***** Available data

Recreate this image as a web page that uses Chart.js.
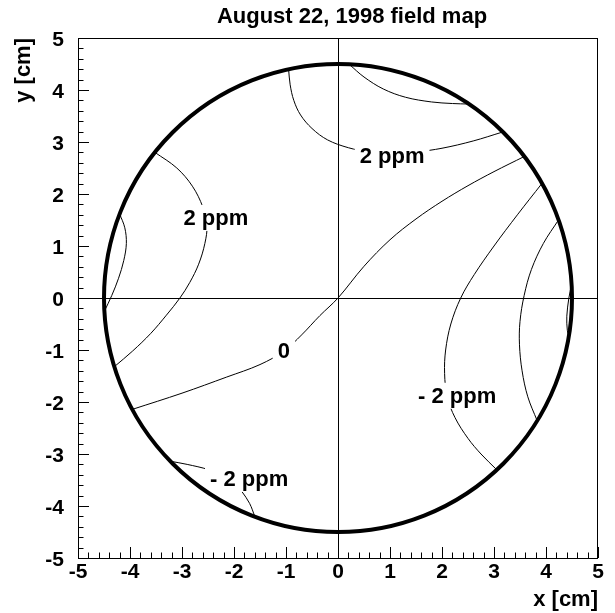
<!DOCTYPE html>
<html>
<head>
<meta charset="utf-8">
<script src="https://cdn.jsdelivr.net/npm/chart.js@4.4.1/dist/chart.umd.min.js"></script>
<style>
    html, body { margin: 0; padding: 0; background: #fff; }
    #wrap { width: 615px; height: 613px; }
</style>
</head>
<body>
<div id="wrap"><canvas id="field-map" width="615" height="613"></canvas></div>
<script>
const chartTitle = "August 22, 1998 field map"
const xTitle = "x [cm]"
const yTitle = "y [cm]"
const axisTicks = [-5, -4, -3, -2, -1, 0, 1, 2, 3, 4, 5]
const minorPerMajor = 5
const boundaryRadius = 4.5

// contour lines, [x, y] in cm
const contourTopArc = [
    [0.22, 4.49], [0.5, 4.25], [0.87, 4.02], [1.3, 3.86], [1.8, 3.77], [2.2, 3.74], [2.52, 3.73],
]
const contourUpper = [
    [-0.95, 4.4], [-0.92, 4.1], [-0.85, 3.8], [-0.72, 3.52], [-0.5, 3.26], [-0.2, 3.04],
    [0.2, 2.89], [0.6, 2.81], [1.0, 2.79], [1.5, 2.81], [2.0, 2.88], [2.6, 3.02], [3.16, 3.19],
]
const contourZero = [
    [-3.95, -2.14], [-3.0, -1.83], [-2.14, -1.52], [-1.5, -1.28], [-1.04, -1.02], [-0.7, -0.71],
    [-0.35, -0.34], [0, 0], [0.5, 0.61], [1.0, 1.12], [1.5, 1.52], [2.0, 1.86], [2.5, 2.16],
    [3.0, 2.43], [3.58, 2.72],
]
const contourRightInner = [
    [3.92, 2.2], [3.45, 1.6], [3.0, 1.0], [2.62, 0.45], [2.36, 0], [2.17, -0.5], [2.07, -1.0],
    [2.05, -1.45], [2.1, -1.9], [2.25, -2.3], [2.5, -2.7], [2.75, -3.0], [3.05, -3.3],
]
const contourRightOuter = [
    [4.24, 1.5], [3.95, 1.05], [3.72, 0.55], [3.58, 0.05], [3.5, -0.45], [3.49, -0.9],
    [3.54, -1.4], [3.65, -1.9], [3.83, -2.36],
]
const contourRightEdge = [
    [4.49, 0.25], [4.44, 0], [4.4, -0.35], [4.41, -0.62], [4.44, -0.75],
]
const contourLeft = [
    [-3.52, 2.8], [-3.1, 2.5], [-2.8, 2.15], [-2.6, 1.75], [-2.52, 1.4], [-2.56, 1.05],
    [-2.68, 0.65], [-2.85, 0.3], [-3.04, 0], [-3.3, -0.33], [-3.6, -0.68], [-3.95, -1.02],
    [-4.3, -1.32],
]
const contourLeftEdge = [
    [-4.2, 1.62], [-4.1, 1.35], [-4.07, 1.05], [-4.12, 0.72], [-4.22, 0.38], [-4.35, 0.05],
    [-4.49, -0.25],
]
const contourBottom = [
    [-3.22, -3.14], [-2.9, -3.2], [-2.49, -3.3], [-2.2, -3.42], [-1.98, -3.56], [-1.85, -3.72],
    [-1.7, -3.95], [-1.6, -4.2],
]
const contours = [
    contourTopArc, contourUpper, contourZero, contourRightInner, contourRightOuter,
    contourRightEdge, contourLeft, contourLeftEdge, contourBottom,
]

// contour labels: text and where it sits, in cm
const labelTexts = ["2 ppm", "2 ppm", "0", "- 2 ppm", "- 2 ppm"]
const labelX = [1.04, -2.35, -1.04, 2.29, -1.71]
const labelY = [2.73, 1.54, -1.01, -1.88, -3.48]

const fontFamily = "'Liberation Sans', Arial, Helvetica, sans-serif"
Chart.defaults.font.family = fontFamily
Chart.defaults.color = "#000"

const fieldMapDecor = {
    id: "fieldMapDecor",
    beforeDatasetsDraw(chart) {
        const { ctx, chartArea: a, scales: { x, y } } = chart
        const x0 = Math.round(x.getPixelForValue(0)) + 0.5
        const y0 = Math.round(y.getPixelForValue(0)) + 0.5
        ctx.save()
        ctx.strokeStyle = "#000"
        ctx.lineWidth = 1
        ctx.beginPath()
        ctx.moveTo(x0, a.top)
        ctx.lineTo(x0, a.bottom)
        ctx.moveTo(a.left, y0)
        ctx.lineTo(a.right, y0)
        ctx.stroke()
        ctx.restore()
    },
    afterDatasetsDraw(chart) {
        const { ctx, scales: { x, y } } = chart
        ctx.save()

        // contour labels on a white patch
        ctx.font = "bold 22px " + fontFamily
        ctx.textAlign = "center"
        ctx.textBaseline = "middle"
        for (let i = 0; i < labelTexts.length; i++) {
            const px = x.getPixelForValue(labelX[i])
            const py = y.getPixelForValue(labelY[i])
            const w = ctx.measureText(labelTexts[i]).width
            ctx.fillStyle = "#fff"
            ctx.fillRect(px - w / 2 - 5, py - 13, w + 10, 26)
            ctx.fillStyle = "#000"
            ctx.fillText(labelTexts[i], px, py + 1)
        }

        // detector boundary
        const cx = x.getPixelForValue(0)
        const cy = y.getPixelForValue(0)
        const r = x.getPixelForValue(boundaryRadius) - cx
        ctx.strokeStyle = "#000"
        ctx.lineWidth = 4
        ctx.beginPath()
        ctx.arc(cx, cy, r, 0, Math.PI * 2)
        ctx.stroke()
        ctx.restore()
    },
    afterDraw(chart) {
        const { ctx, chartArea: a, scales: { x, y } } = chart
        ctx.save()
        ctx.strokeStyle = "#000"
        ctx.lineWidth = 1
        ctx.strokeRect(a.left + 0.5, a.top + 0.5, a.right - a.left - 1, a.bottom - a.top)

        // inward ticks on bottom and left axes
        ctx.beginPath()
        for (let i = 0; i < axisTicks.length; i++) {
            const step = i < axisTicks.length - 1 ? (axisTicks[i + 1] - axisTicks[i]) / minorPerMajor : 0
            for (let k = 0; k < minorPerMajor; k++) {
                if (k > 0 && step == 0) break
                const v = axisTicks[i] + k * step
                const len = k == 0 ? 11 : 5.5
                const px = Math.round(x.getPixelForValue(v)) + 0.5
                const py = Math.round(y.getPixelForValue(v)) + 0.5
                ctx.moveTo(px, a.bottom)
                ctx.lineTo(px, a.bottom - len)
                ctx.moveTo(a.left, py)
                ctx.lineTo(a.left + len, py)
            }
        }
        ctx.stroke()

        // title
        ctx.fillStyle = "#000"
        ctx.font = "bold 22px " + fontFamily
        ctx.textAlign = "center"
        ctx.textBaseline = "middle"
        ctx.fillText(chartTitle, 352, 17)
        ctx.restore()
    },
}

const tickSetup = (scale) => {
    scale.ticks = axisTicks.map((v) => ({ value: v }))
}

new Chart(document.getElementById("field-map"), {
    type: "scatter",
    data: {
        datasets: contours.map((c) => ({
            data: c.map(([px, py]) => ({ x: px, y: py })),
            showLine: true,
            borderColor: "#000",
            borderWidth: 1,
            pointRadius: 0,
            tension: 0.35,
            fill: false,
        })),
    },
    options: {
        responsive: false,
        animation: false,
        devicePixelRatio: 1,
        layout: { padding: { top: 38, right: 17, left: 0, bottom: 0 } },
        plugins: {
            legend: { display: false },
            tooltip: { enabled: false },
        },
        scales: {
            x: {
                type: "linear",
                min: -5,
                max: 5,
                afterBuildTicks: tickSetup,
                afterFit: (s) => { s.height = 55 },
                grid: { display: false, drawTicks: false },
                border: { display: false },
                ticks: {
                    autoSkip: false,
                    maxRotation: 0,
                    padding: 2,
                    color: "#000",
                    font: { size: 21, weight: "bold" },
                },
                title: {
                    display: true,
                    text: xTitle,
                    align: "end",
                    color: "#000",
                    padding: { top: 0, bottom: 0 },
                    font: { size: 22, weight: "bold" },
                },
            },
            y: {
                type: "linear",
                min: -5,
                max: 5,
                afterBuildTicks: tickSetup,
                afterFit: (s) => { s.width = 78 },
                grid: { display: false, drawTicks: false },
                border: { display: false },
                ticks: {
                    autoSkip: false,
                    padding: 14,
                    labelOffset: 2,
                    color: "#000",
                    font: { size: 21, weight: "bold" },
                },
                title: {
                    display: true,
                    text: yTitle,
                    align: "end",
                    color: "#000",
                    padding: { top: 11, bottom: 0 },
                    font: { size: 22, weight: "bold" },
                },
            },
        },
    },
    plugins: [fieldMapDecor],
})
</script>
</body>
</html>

**********

Written exercise =
Without any pictures, reproduce the lines from the first one in the material through the line that has "const boundaryRadius = 4.5", exactly as they appear.

Result of this task =
Recreate this image as a web page that uses Chart.js.
<!DOCTYPE html>
<html>
<head>
<meta charset="utf-8">
<script src="https://cdn.jsdelivr.net/npm/chart.js@4.4.1/dist/chart.umd.min.js"></script>
<style>
    html, body { margin: 0; padding: 0; background: #fff; }
    #wrap { width: 615px; height: 613px; }
</style>
</head>
<body>
<div id="wrap"><canvas id="field-map" width="615" height="613"></canvas></div>
<script>
const chartTitle = "August 22, 1998 field map"
const xTitle = "x [cm]"
const yTitle = "y [cm]"
const axisTicks = [-5, -4, -3, -2, -1, 0, 1, 2, 3, 4, 5]
const minorPerMajor = 5
const boundaryRadius = 4.5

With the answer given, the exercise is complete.